**TASK TO COMPLETE**
Reproduce every line of the listing as written, apart from the pictures.

┌──

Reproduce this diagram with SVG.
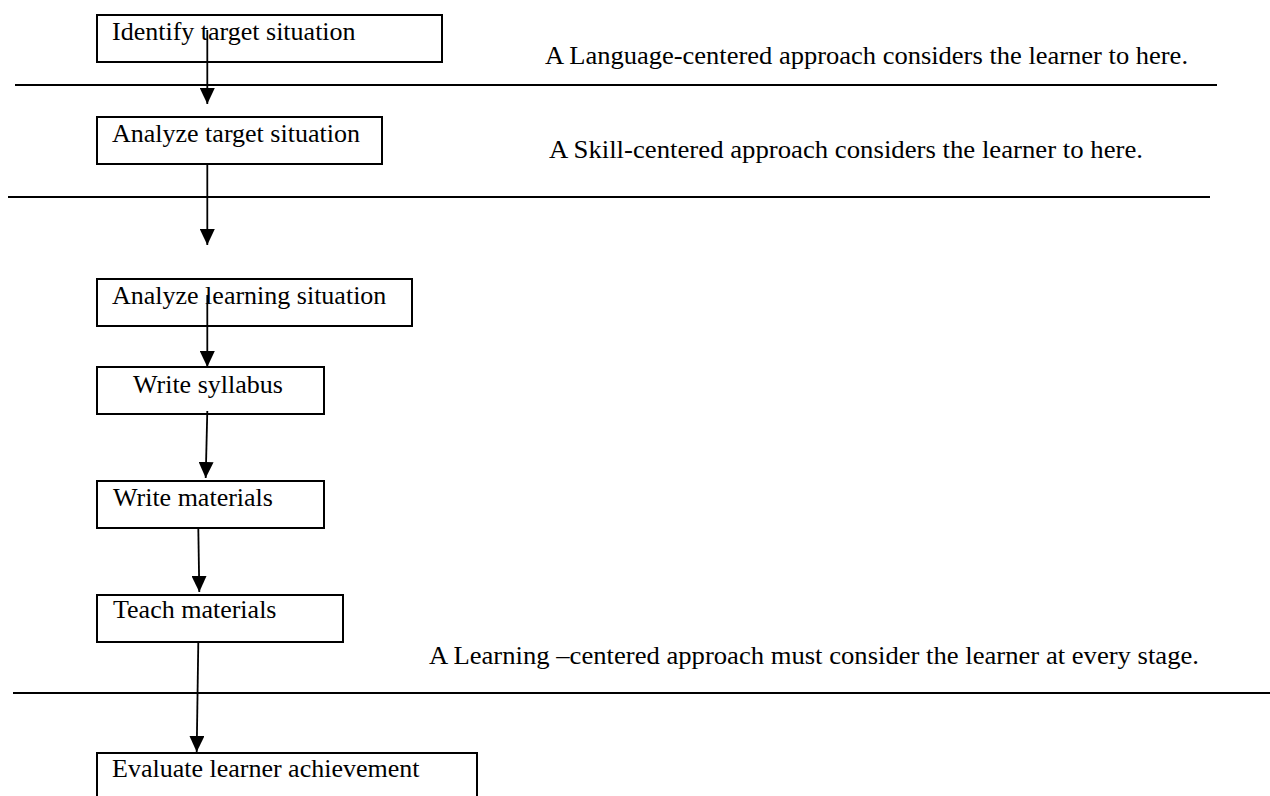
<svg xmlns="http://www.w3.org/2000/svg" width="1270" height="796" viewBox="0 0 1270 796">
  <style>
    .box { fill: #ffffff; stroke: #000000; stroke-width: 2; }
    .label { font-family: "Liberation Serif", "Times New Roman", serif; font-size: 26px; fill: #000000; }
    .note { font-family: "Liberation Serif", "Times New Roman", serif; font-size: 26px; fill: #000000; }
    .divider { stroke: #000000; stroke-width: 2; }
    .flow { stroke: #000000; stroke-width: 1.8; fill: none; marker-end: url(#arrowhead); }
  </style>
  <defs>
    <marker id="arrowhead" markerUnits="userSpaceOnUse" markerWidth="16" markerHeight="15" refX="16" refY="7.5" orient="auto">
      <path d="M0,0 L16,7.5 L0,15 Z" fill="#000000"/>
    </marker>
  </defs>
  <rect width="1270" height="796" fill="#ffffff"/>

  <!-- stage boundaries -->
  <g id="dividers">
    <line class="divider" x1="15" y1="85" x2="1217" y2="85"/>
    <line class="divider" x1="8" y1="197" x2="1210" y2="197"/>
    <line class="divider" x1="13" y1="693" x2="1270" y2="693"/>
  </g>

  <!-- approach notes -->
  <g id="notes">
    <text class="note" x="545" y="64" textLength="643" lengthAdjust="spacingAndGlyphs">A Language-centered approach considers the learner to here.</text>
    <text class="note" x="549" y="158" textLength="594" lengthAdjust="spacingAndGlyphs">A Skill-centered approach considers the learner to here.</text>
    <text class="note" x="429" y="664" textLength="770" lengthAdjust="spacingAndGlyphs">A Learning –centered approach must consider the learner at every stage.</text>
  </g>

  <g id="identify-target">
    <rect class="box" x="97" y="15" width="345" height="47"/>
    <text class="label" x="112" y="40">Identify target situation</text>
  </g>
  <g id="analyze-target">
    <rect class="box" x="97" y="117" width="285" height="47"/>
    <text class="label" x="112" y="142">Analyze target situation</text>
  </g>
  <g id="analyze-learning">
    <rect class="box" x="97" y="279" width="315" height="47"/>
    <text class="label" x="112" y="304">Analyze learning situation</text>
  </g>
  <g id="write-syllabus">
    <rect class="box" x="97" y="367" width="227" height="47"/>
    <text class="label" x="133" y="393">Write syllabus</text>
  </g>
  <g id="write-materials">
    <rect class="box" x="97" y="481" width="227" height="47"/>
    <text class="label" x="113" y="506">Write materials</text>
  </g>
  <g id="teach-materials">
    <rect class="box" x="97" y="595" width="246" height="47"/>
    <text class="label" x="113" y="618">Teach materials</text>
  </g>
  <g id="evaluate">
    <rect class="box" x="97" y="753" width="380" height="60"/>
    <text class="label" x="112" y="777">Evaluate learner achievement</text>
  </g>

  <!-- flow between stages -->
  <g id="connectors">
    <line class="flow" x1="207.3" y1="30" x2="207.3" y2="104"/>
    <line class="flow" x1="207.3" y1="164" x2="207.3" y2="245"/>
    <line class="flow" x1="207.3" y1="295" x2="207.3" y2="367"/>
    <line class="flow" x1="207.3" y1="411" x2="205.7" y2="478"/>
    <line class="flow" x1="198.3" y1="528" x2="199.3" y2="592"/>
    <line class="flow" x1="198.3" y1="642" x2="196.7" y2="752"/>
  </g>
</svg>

└──

**RIGHT ANSWER**
Reproduce this diagram with SVG.
<svg xmlns="http://www.w3.org/2000/svg" width="1270" height="796" viewBox="0 0 1270 796">
  <style>
    .box { fill: #ffffff; stroke: #000000; stroke-width: 2; }
    .label { font-family: "Liberation Serif", "Times New Roman", serif; font-size: 26px; fill: #000000; }
    .note { font-family: "Liberation Serif", "Times New Roman", serif; font-size: 26px; fill: #000000; }
    .divider { stroke: #000000; stroke-width: 2; }
    .flow { stroke: #000000; stroke-width: 1.8; fill: none; marker-end: url(#arrowhead); }
  </style>
  <defs>
    <marker id="arrowhead" markerUnits="userSpaceOnUse" markerWidth="16" markerHeight="15" refX="16" refY="7.5" orient="auto">
      <path d="M0,0 L16,7.5 L0,15 Z" fill="#000000"/>
    </marker>
  </defs>
  <rect width="1270" height="796" fill="#ffffff"/>

  <!-- stage boundaries -->
  <g id="dividers">
    <line class="divider" x1="15" y1="85" x2="1217" y2="85"/>
    <line class="divider" x1="8" y1="197" x2="1210" y2="197"/>
    <line class="divider" x1="13" y1="693" x2="1270" y2="693"/>
  </g>

  <!-- approach notes -->
  <g id="notes">
    <text class="note" x="545" y="64" textLength="643" lengthAdjust="spacingAndGlyphs">A Language-centered approach considers the learner to here.</text>
    <text class="note" x="549" y="158" textLength="594" lengthAdjust="spacingAndGlyphs">A Skill-centered approach considers the learner to here.</text>
    <text class="note" x="429" y="664" textLength="770" lengthAdjust="spacingAndGlyphs">A Learning –centered approach must consider the learner at every stage.</text>
  </g>

  <g id="identify-target">
    <rect class="box" x="97" y="15" width="345" height="47"/>
    <text class="label" x="112" y="40">Identify target situation</text>
  </g>
  <g id="analyze-target">
    <rect class="box" x="97" y="117" width="285" height="47"/>
    <text class="label" x="112" y="142">Analyze target situation</text>
  </g>
  <g id="analyze-learning">
    <rect class="box" x="97" y="279" width="315" height="47"/>
    <text class="label" x="112" y="304">Analyze learning situation</text>
  </g>
  <g id="write-syllabus">
    <rect class="box" x="97" y="367" width="227" height="47"/>
    <text class="label" x="133" y="393">Write syllabus</text>
  </g>
  <g id="write-materials">
    <rect class="box" x="97" y="481" width="227" height="47"/>
    <text class="label" x="113" y="506">Write materials</text>
  </g>
  <g id="teach-materials">
    <rect class="box" x="97" y="595" width="246" height="47"/>
    <text class="label" x="113" y="618">Teach materials</text>
  </g>
  <g id="evaluate">
    <rect class="box" x="97" y="753" width="380" height="60"/>
    <text class="label" x="112" y="777">Evaluate learner achievement</text>
  </g>

  <!-- flow between stages -->
  <g id="connectors">
    <line class="flow" x1="207.3" y1="30" x2="207.3" y2="104"/>
    <line class="flow" x1="207.3" y1="164" x2="207.3" y2="245"/>
    <line class="flow" x1="207.3" y1="295" x2="207.3" y2="367"/>
    <line class="flow" x1="207.3" y1="411" x2="205.7" y2="478"/>
    <line class="flow" x1="198.3" y1="528" x2="199.3" y2="592"/>
    <line class="flow" x1="198.3" y1="642" x2="196.7" y2="752"/>
  </g>
</svg>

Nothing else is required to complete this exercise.